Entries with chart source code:
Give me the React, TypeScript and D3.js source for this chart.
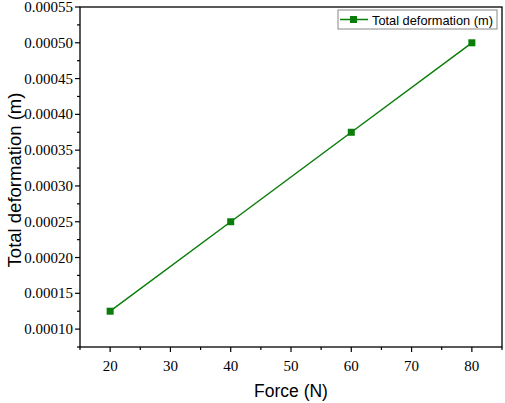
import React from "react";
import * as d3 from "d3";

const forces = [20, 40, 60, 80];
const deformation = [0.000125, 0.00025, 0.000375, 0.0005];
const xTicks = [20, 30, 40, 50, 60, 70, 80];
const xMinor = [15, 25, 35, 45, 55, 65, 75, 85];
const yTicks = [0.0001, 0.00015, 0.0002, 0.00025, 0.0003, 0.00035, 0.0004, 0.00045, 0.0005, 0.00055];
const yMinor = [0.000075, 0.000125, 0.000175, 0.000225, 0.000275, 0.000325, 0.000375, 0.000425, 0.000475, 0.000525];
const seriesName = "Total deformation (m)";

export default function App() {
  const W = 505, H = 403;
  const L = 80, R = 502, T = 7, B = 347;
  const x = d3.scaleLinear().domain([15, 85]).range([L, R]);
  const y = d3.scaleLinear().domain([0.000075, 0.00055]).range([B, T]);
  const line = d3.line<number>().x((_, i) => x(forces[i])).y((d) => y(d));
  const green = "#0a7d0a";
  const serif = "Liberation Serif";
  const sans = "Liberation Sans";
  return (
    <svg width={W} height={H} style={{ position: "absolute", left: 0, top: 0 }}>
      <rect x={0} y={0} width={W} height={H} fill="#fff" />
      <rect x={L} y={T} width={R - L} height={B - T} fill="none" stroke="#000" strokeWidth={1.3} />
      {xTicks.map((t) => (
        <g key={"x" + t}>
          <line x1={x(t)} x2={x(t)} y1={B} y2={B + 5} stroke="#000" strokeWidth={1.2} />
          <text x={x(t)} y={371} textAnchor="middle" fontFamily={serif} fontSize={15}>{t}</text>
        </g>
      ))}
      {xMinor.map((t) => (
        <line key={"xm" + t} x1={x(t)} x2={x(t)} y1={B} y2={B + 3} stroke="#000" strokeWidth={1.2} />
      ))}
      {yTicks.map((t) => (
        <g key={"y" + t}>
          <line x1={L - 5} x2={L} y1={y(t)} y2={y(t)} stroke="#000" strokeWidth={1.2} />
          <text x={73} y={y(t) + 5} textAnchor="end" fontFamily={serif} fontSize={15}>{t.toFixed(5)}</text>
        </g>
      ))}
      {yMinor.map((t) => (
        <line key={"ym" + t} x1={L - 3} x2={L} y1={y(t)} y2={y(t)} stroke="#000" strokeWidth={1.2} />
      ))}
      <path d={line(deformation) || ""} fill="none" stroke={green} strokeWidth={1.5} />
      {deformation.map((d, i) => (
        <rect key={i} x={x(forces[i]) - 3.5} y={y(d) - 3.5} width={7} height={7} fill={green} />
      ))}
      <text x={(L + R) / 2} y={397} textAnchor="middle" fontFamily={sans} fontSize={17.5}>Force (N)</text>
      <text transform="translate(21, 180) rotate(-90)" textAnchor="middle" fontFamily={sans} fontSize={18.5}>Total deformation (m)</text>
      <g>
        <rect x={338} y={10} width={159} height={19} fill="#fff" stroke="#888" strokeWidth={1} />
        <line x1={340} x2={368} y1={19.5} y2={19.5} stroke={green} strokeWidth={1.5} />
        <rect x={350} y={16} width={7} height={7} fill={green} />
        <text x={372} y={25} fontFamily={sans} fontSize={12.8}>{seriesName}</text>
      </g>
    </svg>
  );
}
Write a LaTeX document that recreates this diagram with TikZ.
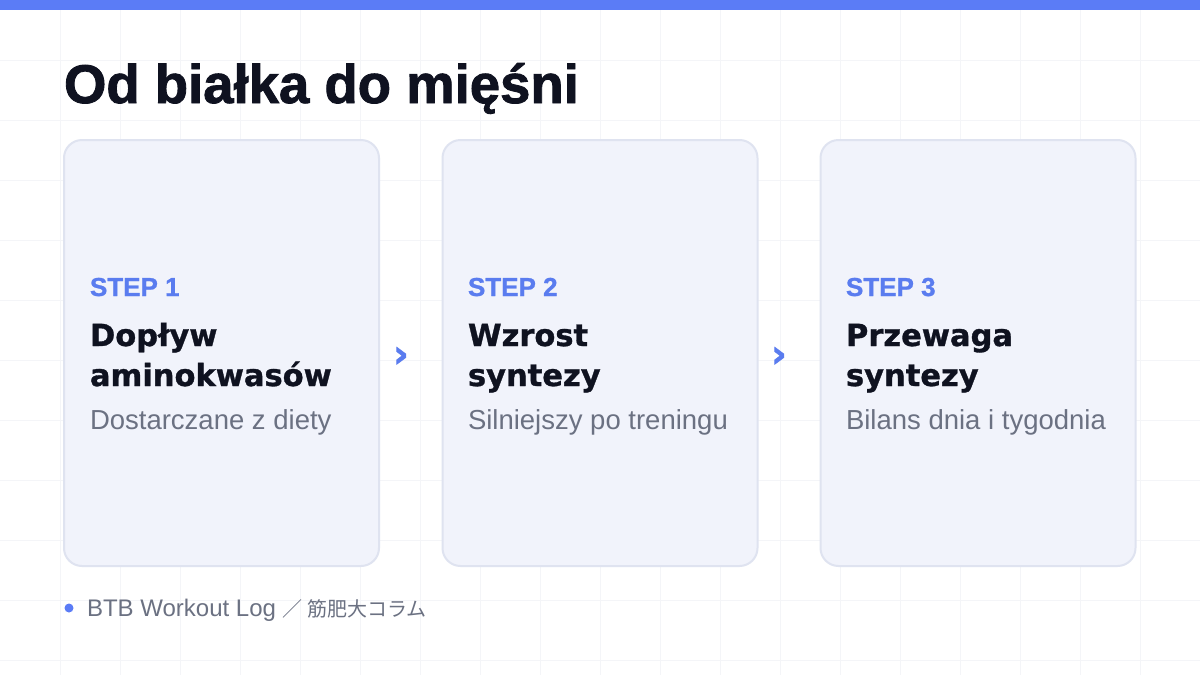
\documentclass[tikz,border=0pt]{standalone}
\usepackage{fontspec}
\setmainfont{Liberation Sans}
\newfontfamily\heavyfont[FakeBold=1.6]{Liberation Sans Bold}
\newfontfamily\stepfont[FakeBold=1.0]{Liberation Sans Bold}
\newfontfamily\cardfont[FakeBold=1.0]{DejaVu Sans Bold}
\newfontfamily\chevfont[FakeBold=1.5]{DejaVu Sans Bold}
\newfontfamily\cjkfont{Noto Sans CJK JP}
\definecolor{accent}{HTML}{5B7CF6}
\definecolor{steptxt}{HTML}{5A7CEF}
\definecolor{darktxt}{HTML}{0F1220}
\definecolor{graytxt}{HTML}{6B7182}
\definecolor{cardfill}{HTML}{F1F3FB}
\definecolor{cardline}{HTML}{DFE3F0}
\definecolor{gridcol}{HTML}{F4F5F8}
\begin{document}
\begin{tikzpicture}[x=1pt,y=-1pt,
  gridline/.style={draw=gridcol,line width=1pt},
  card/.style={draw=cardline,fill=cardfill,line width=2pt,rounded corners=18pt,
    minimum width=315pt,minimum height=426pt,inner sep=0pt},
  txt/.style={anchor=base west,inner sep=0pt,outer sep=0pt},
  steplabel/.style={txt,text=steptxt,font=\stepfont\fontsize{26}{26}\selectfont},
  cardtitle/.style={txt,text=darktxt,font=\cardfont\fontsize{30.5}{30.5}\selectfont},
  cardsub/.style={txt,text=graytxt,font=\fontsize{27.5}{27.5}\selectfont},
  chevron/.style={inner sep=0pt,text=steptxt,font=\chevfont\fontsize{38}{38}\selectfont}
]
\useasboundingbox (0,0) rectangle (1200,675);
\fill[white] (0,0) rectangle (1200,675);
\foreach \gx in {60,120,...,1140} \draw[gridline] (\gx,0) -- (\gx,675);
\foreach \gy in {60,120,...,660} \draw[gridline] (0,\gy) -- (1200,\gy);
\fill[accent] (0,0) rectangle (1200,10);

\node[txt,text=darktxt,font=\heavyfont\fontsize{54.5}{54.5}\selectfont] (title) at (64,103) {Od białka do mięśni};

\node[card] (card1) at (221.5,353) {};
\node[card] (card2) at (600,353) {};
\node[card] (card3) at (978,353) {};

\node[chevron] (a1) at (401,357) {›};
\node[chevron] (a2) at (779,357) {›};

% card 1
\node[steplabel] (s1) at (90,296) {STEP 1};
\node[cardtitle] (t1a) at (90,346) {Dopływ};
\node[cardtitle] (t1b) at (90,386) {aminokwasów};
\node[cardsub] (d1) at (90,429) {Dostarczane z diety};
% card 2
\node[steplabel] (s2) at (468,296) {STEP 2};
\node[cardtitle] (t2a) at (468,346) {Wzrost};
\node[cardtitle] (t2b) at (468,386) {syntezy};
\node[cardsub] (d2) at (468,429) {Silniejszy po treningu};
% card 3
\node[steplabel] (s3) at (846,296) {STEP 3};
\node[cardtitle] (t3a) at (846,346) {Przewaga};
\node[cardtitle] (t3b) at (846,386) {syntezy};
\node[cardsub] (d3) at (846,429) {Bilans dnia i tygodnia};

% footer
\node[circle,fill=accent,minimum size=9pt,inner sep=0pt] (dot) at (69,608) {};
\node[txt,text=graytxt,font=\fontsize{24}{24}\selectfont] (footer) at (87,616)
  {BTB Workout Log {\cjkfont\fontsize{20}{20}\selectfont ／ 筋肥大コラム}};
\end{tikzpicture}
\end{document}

--- Problem ---
Skip the pictures and transcribe the rest of the records exactly.

--- Solution for this exercise ---
Give me the React, TypeScript and D3.js source for this chart.
import React from "react";
import * as d3 from "d3";

const forces = [20, 40, 60, 80];
const deformation = [0.000125, 0.00025, 0.000375, 0.0005];
const xTicks = [20, 30, 40, 50, 60, 70, 80];
const xMinor = [15, 25, 35, 45, 55, 65, 75, 85];
const yTicks = [0.0001, 0.00015, 0.0002, 0.00025, 0.0003, 0.00035, 0.0004, 0.00045, 0.0005, 0.00055];
const yMinor = [0.000075, 0.000125, 0.000175, 0.000225, 0.000275, 0.000325, 0.000375, 0.000425, 0.000475, 0.000525];
const seriesName = "Total deformation (m)";

export default function App() {
  const W = 505, H = 403;
  const L = 80, R = 502, T = 7, B = 347;
  const x = d3.scaleLinear().domain([15, 85]).range([L, R]);
  const y = d3.scaleLinear().domain([0.000075, 0.00055]).range([B, T]);
  const line = d3.line<number>().x((_, i) => x(forces[i])).y((d) => y(d));
  const green = "#0a7d0a";
  const serif = "Liberation Serif";
  const sans = "Liberation Sans";
  return (
    <svg width={W} height={H} style={{ position: "absolute", left: 0, top: 0 }}>
      <rect x={0} y={0} width={W} height={H} fill="#fff" />
      <rect x={L} y={T} width={R - L} height={B - T} fill="none" stroke="#000" strokeWidth={1.3} />
      {xTicks.map((t) => (
        <g key={"x" + t}>
          <line x1={x(t)} x2={x(t)} y1={B} y2={B + 5} stroke="#000" strokeWidth={1.2} />
          <text x={x(t)} y={371} textAnchor="middle" fontFamily={serif} fontSize={15}>{t}</text>
        </g>
      ))}
      {xMinor.map((t) => (
        <line key={"xm" + t} x1={x(t)} x2={x(t)} y1={B} y2={B + 3} stroke="#000" strokeWidth={1.2} />
      ))}
      {yTicks.map((t) => (
        <g key={"y" + t}>
          <line x1={L - 5} x2={L} y1={y(t)} y2={y(t)} stroke="#000" strokeWidth={1.2} />
          <text x={73} y={y(t) + 5} textAnchor="end" fontFamily={serif} fontSize={15}>{t.toFixed(5)}</text>
        </g>
      ))}
      {yMinor.map((t) => (
        <line key={"ym" + t} x1={L - 3} x2={L} y1={y(t)} y2={y(t)} stroke="#000" strokeWidth={1.2} />
      ))}
      <path d={line(deformation) || ""} fill="none" stroke={green} strokeWidth={1.5} />
      {deformation.map((d, i) => (
        <rect key={i} x={x(forces[i]) - 3.5} y={y(d) - 3.5} width={7} height={7} fill={green} />
      ))}
      <text x={(L + R) / 2} y={397} textAnchor="middle" fontFamily={sans} fontSize={17.5}>Force (N)</text>
      <text transform="translate(21, 180) rotate(-90)" textAnchor="middle" fontFamily={sans} fontSize={18.5}>Total deformation (m)</text>
      <g>
        <rect x={338} y={10} width={159} height={19} fill="#fff" stroke="#888" strokeWidth={1} />
        <line x1={340} x2={368} y1={19.5} y2={19.5} stroke={green} strokeWidth={1.5} />
        <rect x={350} y={16} width={7} height={7} fill={green} />
        <text x={372} y={25} fontFamily={sans} fontSize={12.8}>{seriesName}</text>
      </g>
    </svg>
  );
}
Write a LaTeX document that recreates this diagram with TikZ.
\documentclass[tikz,border=0pt]{standalone}
\usepackage{fontspec}
\setmainfont{Liberation Sans}
\newfontfamily\heavyfont[FakeBold=1.6]{Liberation Sans Bold}
\newfontfamily\stepfont[FakeBold=1.0]{Liberation Sans Bold}
\newfontfamily\cardfont[FakeBold=1.0]{DejaVu Sans Bold}
\newfontfamily\chevfont[FakeBold=1.5]{DejaVu Sans Bold}
\newfontfamily\cjkfont{Noto Sans CJK JP}
\definecolor{accent}{HTML}{5B7CF6}
\definecolor{steptxt}{HTML}{5A7CEF}
\definecolor{darktxt}{HTML}{0F1220}
\definecolor{graytxt}{HTML}{6B7182}
\definecolor{cardfill}{HTML}{F1F3FB}
\definecolor{cardline}{HTML}{DFE3F0}
\definecolor{gridcol}{HTML}{F4F5F8}
\begin{document}
\begin{tikzpicture}[x=1pt,y=-1pt,
  gridline/.style={draw=gridcol,line width=1pt},
  card/.style={draw=cardline,fill=cardfill,line width=2pt,rounded corners=18pt,
    minimum width=315pt,minimum height=426pt,inner sep=0pt},
  txt/.style={anchor=base west,inner sep=0pt,outer sep=0pt},
  steplabel/.style={txt,text=steptxt,font=\stepfont\fontsize{26}{26}\selectfont},
  cardtitle/.style={txt,text=darktxt,font=\cardfont\fontsize{30.5}{30.5}\selectfont},
  cardsub/.style={txt,text=graytxt,font=\fontsize{27.5}{27.5}\selectfont},
  chevron/.style={inner sep=0pt,text=steptxt,font=\chevfont\fontsize{38}{38}\selectfont}
]
\useasboundingbox (0,0) rectangle (1200,675);
\fill[white] (0,0) rectangle (1200,675);
\foreach \gx in {60,120,...,1140} \draw[gridline] (\gx,0) -- (\gx,675);
\foreach \gy in {60,120,...,660} \draw[gridline] (0,\gy) -- (1200,\gy);
\fill[accent] (0,0) rectangle (1200,10);

\node[txt,text=darktxt,font=\heavyfont\fontsize{54.5}{54.5}\selectfont] (title) at (64,103) {Od białka do mięśni};

\node[card] (card1) at (221.5,353) {};
\node[card] (card2) at (600,353) {};
\node[card] (card3) at (978,353) {};

\node[chevron] (a1) at (401,357) {›};
\node[chevron] (a2) at (779,357) {›};

% card 1
\node[steplabel] (s1) at (90,296) {STEP 1};
\node[cardtitle] (t1a) at (90,346) {Dopływ};
\node[cardtitle] (t1b) at (90,386) {aminokwasów};
\node[cardsub] (d1) at (90,429) {Dostarczane z diety};
% card 2
\node[steplabel] (s2) at (468,296) {STEP 2};
\node[cardtitle] (t2a) at (468,346) {Wzrost};
\node[cardtitle] (t2b) at (468,386) {syntezy};
\node[cardsub] (d2) at (468,429) {Silniejszy po treningu};
% card 3
\node[steplabel] (s3) at (846,296) {STEP 3};
\node[cardtitle] (t3a) at (846,346) {Przewaga};
\node[cardtitle] (t3b) at (846,386) {syntezy};
\node[cardsub] (d3) at (846,429) {Bilans dnia i tygodnia};

% footer
\node[circle,fill=accent,minimum size=9pt,inner sep=0pt] (dot) at (69,608) {};
\node[txt,text=graytxt,font=\fontsize{24}{24}\selectfont] (footer) at (87,616)
  {BTB Workout Log {\cjkfont\fontsize{20}{20}\selectfont ／ 筋肥大コラム}};
\end{tikzpicture}
\end{document}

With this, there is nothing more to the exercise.